** BEGIN **

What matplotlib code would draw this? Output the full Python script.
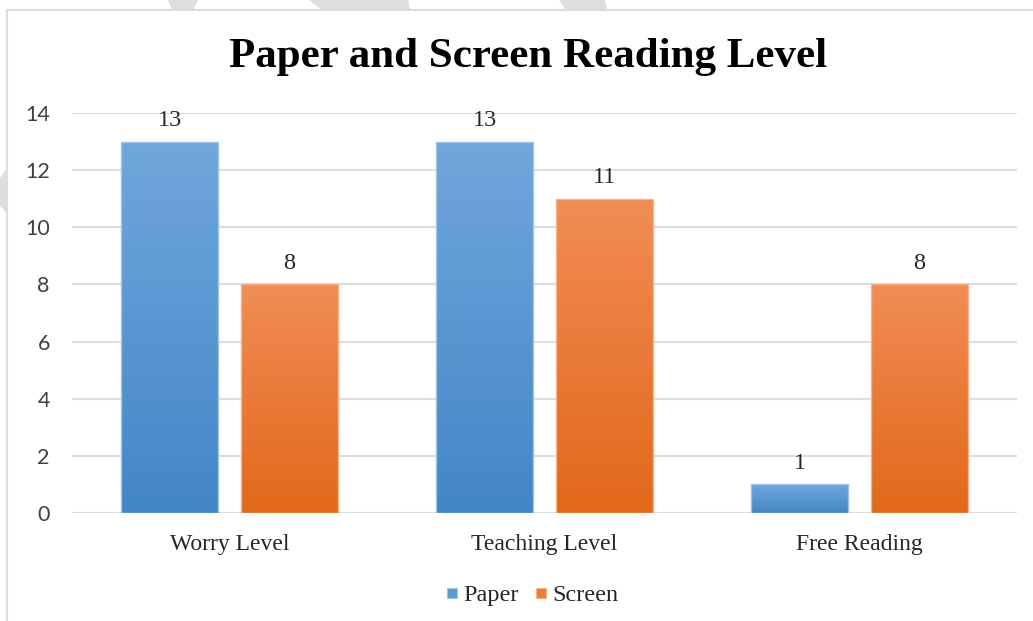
import matplotlib.pyplot as plt
import numpy as np
from matplotlib.colors import LinearSegmentedColormap
from matplotlib.patches import Polygon, Rectangle

categories = ['Worry Level', 'Teaching Level', 'Free Reading']
paper = [13, 13, 1]
screen = [8, 11, 8]
series_names = ['Paper', 'Screen']
title = 'Paper and Screen Reading Level'

W, H = 1033, 621
fig = plt.figure(figsize=(W / 100, H / 100), dpi=100)

# faint watermark bits outside the chart frame
for pts in [[(168, 0), (198, 0), (193, 10), (172, 10)],
            [(309, 0), (408, 0), (410, 10), (322, 10)],
            [(559, 0), (605, 0), (607, 10), (566, 10)],
            [(0, 178), (7, 168), (7, 213), (0, 206)]]:
    fig.add_artist(Polygon([(x / W, 1 - y / H) for x, y in pts], closed=True,
                           transform=fig.transFigure, facecolor='#dedede',
                           edgecolor='none', lw=0, zorder=0))

# chart frame (only top / left visible)
fig.add_artist(plt.Line2D([7 / W, 7 / W], [0, 1 - 10 / H], transform=fig.transFigure,
                          color='#d9dde4', lw=1.5))
fig.add_artist(plt.Line2D([7 / W, 1], [1 - 10 / H, 1 - 10 / H], transform=fig.transFigure,
                          color='#d9dde4', lw=1.5))

ax = fig.add_axes([72 / W, 1 - 513 / H, (1017 - 72) / W, 400 / H])
ax.set_zorder(2)
ax.patch.set_alpha(0)
x = np.arange(len(categories))
bw = 0.31
off = 0.19

grad_paper = LinearSegmentedColormap.from_list('p', ['#4386c6', '#70a7dc'])
grad_screen = LinearSegmentedColormap.from_list('s', ['#e2681a', '#f18d55'])

bars_p = ax.bar(x - off, paper, bw, facecolor='none', edgecolor='#9fc4e8', lw=1.0, zorder=3)
bars_s = ax.bar(x + off, screen, bw, facecolor='none', edgecolor='#f5b48a', lw=1.0, zorder=3)

grad = np.linspace(0, 1, 256).reshape(-1, 1)
for bars, cmap in [(bars_p, grad_paper), (bars_s, grad_screen)]:
    for b in bars:
        x0, y0 = b.get_x(), b.get_y()
        im = ax.imshow(grad, cmap=cmap, origin='lower', aspect='auto',
                       extent=[x0, x0 + b.get_width(), y0, y0 + b.get_height()], zorder=2)
        im.set_clip_path(b)

for bars in (bars_p, bars_s):
    for b in bars:
        ax.annotate(f'{int(b.get_height())}', (b.get_x() + b.get_width() / 2, b.get_height()),
                    xytext=(0, 15), textcoords='offset points', ha='center', va='center',
                    fontsize=17.5, family='Liberation Serif', color='#262626')

ax.set_xlim(-0.5, 2.5)
ax.set_ylim(0, 14)
ax.set_yticks(range(0, 15, 2))
ax.set_xticks(x)
ax.set_xticklabels(categories, family='Liberation Serif', fontsize=17, color='#262626')
for t in ax.get_yticklabels():
    t.set_family('Lato')
    t.set_fontsize(15.5)
    t.set_color('#404040')
ax.tick_params(axis='both', length=0)
ax.tick_params(axis='x', pad=15)
ax.tick_params(axis='y', pad=16)
ax.grid(axis='y', color='#d9dde4', lw=1.5)
ax.set_axisbelow(True)
for s in ax.spines.values():
    s.set_visible(False)

fig.text(528 / W, 1 - 57 / H, title, ha='center', va='center', fontsize=31,
         fontweight='bold', family='Liberation Serif', color='black')

# legend drawn by hand so both labels share one baseline
legend_items = [(series_names[0], '#5b9bd5', '#9fc4e8', 447),
                (series_names[1], '#ed7d31', '#f5b48a', 536)]
for name, fc, ec, lx in legend_items:
    fig.add_artist(Rectangle((lx / W, 1 - 598 / H), 10 / W, 10 / H, transform=fig.transFigure,
                             facecolor=fc, edgecolor=ec, lw=0.8))
    fig.text((lx + 16) / W, 1 - 601 / H, name, ha='left', va='baseline', fontsize=17.5,
             family='Liberation Serif', color='#262626')

fig.savefig('out.png', dpi=100, facecolor='white')
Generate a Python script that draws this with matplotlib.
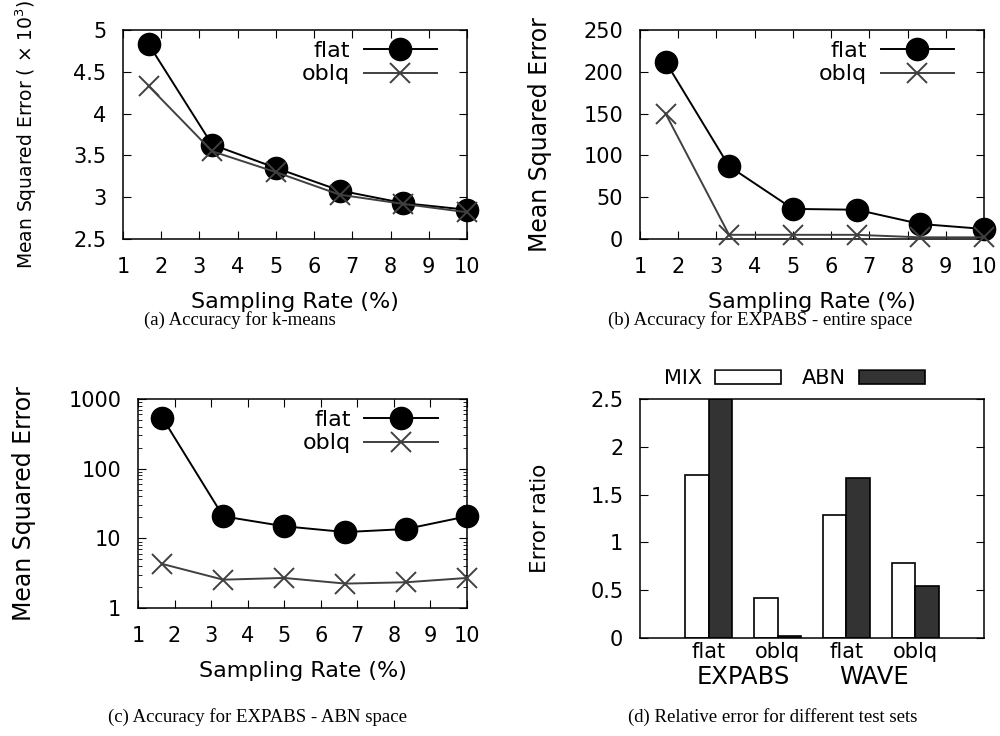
import matplotlib.pyplot as plt
from matplotlib.patches import Rectangle

plt.rcParams['font.family'] = 'DejaVu Sans'
plt.rcParams['font.size'] = 15

# sampling rates (%)
rate = [1.67, 3.33, 5.0, 6.67, 8.33, 10.0]

# (a) k-means, MSE in thousands
km_flat = [4.83, 3.63, 3.35, 3.08, 2.93, 2.85]
km_oblq = [4.33, 3.55, 3.30, 3.03, 2.92, 2.82]

# (b) EXPABS entire space
ent_flat = [212, 87, 36, 35, 18, 12]
ent_oblq = [150, 5, 5, 5, 2, 2]

# (c) EXPABS ABN space (log scale)
abn_flat = [533, 20.7, 14.9, 12.3, 13.6, 20.7]
abn_oblq = [4.28, 2.55, 2.70, 2.24, 2.34, 2.70]

# (d) relative error ratios
bar_cats = ['flat', 'oblq', 'flat', 'oblq']
groups = ['EXPABS', 'WAVE']
mix_ratio = [1.70, 0.42, 1.29, 0.78]
abn_ratio = [2.5, 0.02, 1.67, 0.54]

W, H = 1000, 736
fig = plt.figure(figsize=(W / 100, H / 100), dpi=100)


def box(left, right, top, bottom):
    return [left / W, 1 - bottom / H, (right - left) / W, (bottom - top) / H]


def style(ax, top=True):
    ax.tick_params(direction='in', top=top, right=True, length=6, width=0.8,
                   labelsize=15)
    ax.tick_params(axis='x', pad=13)
    ax.tick_params(axis='y', pad=12)
    for s in ax.spines.values():
        s.set_linewidth(1.1)


def lines(ax, x, flat, oblq):
    ax.plot(x, flat, color='black', lw=1.4, marker='o', ms=16,
            label='flat', clip_on=False, zorder=3)
    ax.plot(x, oblq, color='#404040', lw=1.4, marker='x', ms=15, mew=1.4,
            label='oblq', clip_on=False, zorder=3)
    ax.set_xlim(1, 10)
    ax.set_xticks(range(1, 11))
    ax.set_xlabel('Sampling Rate (%)', labelpad=11, fontsize=16)
    ax.legend(loc='upper right', frameon=False, markerfirst=False,
              handlelength=3.3, labelspacing=0.15, borderaxespad=0.2,
              borderpad=0.3, handletextpad=0.6, fontsize=16,
              bbox_to_anchor=(0.945, 1.0))
    style(ax)


ax1 = fig.add_axes(box(123, 467, 30, 239))
lines(ax1, rate, km_flat, km_oblq)
ax1.set_ylim(2.5, 5)
ax1.set_yticks([2.5, 3, 3.5, 4, 4.5, 5])
ax1.set_yticklabels(['2.5', '3', '3.5', '4', '4.5', '5'])
ax1.set_ylabel('Mean Squared Error ( × 10$^3$)', fontsize=13.5)
ax1.yaxis.set_label_coords(-0.245, 0.5)

ax2 = fig.add_axes(box(640, 984, 30, 239))
lines(ax2, rate, ent_flat, ent_oblq)
ax2.set_ylim(0, 250)
ax2.set_yticks(range(0, 251, 50))
ax2.set_ylabel('Mean Squared Error', fontsize=17)
ax2.yaxis.set_label_coords(-0.257, 0.5)

ax3 = fig.add_axes(box(138, 467, 399, 608))
ax3.set_yscale('log')
lines(ax3, rate, abn_flat, abn_oblq)
ax3.set_ylim(1, 1000)
ax3.set_yticks([1, 10, 100, 1000])
ax3.set_yticklabels(['1', '10', '100', '1000'])
ax3.tick_params(which='minor', direction='in', right=True, length=3)
ax3.set_ylabel('Mean Squared Error', fontsize=17)
ax3.yaxis.set_label_coords(-0.31, 0.5)

# (d) grouped bars
ax4 = fig.add_axes(box(640, 984, 399, 638))
pos = list(range(len(bar_cats)))
bw = 0.34
ax4.bar([p - bw / 2 for p in pos], mix_ratio, bw, color='white',
        edgecolor='black', lw=1.2, label='MIX')
ax4.bar([p + bw / 2 for p in pos], abn_ratio, bw, color='#333333',
        edgecolor='black', lw=1.2, label='ABN')
ax4.set_xlim(-1, 4)
ax4.set_ylim(0, 2.5)
ax4.set_yticks([0, 0.5, 1, 1.5, 2, 2.5])
ax4.set_yticklabels(['0', '0.5', '1', '1.5', '2', '2.5'])
ax4.set_xticks(pos)
ax4.set_xticklabels(bar_cats, fontsize=14)
style(ax4, top=False)
ax4.tick_params(axis='x', length=0, pad=3)
ax4.set_ylabel('Error ratio', fontsize=15.5)
ax4.yaxis.set_label_coords(-0.262, 0.5)
for g, gx in zip(groups, [0.5, 2.4]):
    ax4.text(gx, -0.165, g, transform=ax4.get_xaxis_transform(),
             ha='center', va='center', fontsize=17.5)
ax4.legend(loc='lower center', bbox_to_anchor=(0.45, 1.045), ncol=2,
           frameon=False, markerfirst=False, handlelength=3.2,
           handleheight=0.7, columnspacing=1.0, handletextpad=0.6,
           borderaxespad=0.0, borderpad=0.0)

# trim the top of the bar legend like the cropped panel
fig.patches.append(Rectangle((600 / W, 1 - 367.5 / H), 400 / W, 30 / H,
                             transform=fig.transFigure, color='white',
                             zorder=5))

capfont = dict(family='Liberation Serif', fontsize=13.5, ha='center',
               va='center')
fig.text(240 / W, 1 - 320 / H, '(a) Accuracy for k-means', **capfont)
fig.text(760 / W, 1 - 320 / H, '(b) Accuracy for EXPABS - entire space',
         zorder=6, **capfont)
fig.text(258 / W, 1 - 717 / H, '(c) Accuracy for EXPABS - ABN space', **capfont)
fig.text(773 / W, 1 - 717 / H, '(d) Relative error for different test sets',
         **capfont)

fig.savefig('out.png', dpi=100)
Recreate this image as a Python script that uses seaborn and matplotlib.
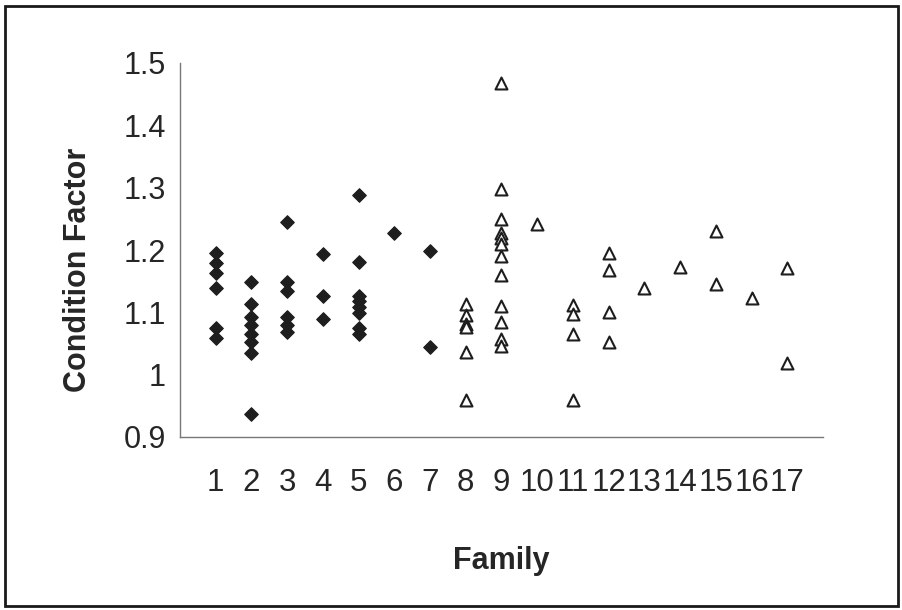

** END **

§ **DIRECTION**:
Only the lines starting at the line with "Generate a Python" and ending at the line with "rate = [1.67, 3.33, 5.0, 6.67, 8.33, 10.0]" should be printed again, exactly and with both ends kept; omit the pictures.

§ **RESPONSE**:
Generate a Python script that draws this with matplotlib.
import matplotlib.pyplot as plt
from matplotlib.patches import Rectangle

plt.rcParams['font.family'] = 'DejaVu Sans'
plt.rcParams['font.size'] = 15

# sampling rates (%)
rate = [1.67, 3.33, 5.0, 6.67, 8.33, 10.0]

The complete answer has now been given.